Di dalam acara perkawinan kegiatan gantung-gantung mulai dilaksanakan satu atau dua hari sebelum akad nikah yang kita kenal dengan istilah gantung menggantung kecil dan gantung menggantung besar dan pengantin bersanding. Gantung menggantung dimulai pada pagi hari setelah shalat subuh sampai menjelang shalat zuhur yang dimulai dengan pembacaan doa selamat. Setelah pembacaan doa selamat, orang-orang yang bergotong-royong membantu kegiatan gantung menggantung, memulai kerja dengan mengantung tabir atau langit-langit untuk menghias rumah pengantin. Setelah menggantung tabir, atau langit-langit, seterusnya dilaksanakan pekerjaan lain seperti memasang tempat pengantin bersanding, bahan-bahan untuk hidangan para undangan, dan lain-lain.

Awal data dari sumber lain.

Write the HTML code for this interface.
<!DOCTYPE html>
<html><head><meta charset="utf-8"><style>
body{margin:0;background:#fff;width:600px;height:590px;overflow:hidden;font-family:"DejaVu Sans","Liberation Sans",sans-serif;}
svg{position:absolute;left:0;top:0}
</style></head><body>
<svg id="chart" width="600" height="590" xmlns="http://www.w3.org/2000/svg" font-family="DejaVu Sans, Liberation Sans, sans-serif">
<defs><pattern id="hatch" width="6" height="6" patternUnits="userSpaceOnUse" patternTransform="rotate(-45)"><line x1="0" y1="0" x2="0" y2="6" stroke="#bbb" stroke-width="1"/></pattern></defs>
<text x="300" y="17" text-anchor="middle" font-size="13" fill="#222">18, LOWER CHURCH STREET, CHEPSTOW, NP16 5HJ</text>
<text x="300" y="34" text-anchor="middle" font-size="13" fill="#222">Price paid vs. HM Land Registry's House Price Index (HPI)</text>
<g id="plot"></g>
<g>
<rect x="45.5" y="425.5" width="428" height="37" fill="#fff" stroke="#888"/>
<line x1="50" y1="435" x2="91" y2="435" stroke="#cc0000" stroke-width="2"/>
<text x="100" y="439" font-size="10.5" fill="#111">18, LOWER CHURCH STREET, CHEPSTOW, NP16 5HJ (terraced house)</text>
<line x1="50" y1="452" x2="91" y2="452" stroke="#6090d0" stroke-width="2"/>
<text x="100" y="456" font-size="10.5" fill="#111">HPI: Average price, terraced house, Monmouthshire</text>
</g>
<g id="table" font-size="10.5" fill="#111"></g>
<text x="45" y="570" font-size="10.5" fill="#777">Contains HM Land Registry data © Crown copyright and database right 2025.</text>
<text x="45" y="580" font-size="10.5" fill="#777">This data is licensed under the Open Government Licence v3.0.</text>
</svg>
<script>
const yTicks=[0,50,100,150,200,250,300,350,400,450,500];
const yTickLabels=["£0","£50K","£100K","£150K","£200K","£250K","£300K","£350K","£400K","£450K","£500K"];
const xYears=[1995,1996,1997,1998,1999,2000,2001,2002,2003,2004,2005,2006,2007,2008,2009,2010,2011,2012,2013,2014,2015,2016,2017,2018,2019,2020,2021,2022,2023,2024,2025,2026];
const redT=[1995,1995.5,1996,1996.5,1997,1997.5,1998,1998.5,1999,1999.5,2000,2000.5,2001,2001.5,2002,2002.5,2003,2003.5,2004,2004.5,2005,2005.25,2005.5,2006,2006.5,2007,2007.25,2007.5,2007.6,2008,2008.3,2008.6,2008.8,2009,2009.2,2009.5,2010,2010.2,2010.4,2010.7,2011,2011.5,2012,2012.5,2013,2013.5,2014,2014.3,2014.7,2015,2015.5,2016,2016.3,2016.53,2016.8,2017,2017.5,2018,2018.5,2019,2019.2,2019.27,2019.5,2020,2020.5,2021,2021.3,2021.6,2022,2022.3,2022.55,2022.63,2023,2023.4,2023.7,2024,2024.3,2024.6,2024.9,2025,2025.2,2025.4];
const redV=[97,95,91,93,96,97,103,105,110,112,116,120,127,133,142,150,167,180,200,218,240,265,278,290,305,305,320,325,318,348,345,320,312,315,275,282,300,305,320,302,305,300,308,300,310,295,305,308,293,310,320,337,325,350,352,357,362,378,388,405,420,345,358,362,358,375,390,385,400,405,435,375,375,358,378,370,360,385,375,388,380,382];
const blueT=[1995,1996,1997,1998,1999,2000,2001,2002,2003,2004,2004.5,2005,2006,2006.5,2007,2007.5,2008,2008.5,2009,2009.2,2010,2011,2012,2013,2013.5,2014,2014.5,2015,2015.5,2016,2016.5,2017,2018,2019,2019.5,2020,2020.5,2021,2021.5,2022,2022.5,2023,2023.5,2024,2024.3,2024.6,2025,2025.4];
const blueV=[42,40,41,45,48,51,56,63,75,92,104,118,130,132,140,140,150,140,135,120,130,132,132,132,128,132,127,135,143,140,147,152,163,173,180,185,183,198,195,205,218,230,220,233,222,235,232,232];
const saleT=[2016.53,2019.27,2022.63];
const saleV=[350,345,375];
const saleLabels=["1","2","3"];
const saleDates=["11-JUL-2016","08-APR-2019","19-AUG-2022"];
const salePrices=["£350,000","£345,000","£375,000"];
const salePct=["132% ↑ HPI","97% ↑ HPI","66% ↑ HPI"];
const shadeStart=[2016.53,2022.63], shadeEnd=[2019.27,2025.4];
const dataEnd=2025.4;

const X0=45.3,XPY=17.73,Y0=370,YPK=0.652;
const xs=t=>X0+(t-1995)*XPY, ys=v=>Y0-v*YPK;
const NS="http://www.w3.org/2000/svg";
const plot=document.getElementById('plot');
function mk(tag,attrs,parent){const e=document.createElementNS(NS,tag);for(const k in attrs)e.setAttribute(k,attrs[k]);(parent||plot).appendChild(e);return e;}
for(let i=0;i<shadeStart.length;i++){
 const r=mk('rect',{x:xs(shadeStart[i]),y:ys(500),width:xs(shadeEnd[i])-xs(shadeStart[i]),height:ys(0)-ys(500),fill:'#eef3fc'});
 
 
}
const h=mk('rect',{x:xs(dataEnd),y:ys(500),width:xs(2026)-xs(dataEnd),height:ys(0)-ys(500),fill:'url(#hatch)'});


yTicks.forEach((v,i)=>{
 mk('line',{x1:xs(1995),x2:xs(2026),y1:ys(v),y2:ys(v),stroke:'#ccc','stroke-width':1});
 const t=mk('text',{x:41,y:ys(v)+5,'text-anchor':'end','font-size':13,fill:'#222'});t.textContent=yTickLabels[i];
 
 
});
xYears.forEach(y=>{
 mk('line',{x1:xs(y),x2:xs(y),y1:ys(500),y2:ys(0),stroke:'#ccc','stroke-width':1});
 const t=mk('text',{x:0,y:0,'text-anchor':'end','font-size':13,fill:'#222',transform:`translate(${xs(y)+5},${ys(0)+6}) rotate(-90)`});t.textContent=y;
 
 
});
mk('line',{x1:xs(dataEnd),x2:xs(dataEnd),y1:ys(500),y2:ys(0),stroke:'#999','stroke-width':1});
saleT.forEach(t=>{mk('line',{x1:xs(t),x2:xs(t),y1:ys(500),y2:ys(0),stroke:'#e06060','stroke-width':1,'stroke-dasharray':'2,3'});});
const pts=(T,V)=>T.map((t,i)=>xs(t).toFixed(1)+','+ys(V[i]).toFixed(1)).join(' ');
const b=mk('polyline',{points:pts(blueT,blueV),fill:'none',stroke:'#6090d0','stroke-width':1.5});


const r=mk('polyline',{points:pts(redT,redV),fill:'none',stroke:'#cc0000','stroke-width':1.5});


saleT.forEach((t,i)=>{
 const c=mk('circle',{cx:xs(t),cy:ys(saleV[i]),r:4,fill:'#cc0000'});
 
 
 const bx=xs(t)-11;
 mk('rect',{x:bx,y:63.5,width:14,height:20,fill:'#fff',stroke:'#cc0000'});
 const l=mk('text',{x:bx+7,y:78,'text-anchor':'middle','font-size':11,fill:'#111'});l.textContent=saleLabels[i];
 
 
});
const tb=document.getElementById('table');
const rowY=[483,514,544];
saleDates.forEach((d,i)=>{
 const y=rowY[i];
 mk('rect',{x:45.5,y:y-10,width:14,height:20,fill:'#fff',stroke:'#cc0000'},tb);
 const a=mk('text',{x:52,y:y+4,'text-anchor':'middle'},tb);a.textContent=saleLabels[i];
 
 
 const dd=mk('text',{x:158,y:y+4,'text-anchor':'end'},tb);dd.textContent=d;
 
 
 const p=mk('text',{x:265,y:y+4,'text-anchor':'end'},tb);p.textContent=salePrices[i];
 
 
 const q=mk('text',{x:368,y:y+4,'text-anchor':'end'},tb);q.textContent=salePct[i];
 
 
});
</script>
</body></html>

Tradisi gantung-gantung bukan saja bagian dari adat istiadat pernikahan Melayu tetapi di masa lampau juga bagian dari tradisi untuk memulai acara adat istiadat raja bertabal di istana. Pelaksanaan Mengenai adat istiadat gantung-gantung yang telah menjadi budaya istana Lingga-Riau, dapat juga dilihat dalam Cakap-cakap Rampai-rampai Bahasa Melayu Johor karangan Haji Ibrahim Datuk Kaya Muda. Kisah gantung-gantung dalam Cakap-Cakap Rampai-Rampai Melayu Bahasa Melayu Johor dimuat dalam kisah percakapan antara Sulaiman dengan Ismail tentang Kuasa dan Adat Raja dan Segala Menteri Besar dan Kecil di dalam Kerajaan Johor. Dalam percakapan ini, Sulaiman menyatakan “ Dan lagi sahaya dengar, yang datuk penghulu bendahara itu, apa bila raja hendak bekerja beradat istiadat, ketika hari menggantung2 di balai, maka tak dapat tiada datuk penghulu bendahari ada di balai itu, Yakah begitu ?” lalu dijawab oleh Ismail “Benar itu karena mana-2 yang kurang atau kurang elok, seperti tabir, langit-2 dan daripada kain ulas tiang, datuk penghulu bendaharilah mencukupkan; sebab dia memegang khazanah raja. Datuk Penghulu bendaharilah menyuruh Datuk Syahbandar mencari mana-2 yang kurang itu.
Makna dari acara gantung-gantung adalah sebagai tanda dimulainya acara dan mengharapkan ridha Allah SWT. Selain gantung menggantung pada acara perkawinan bias juga dilaksanakan pada acara majelis adat istiadat (menyambut tamu).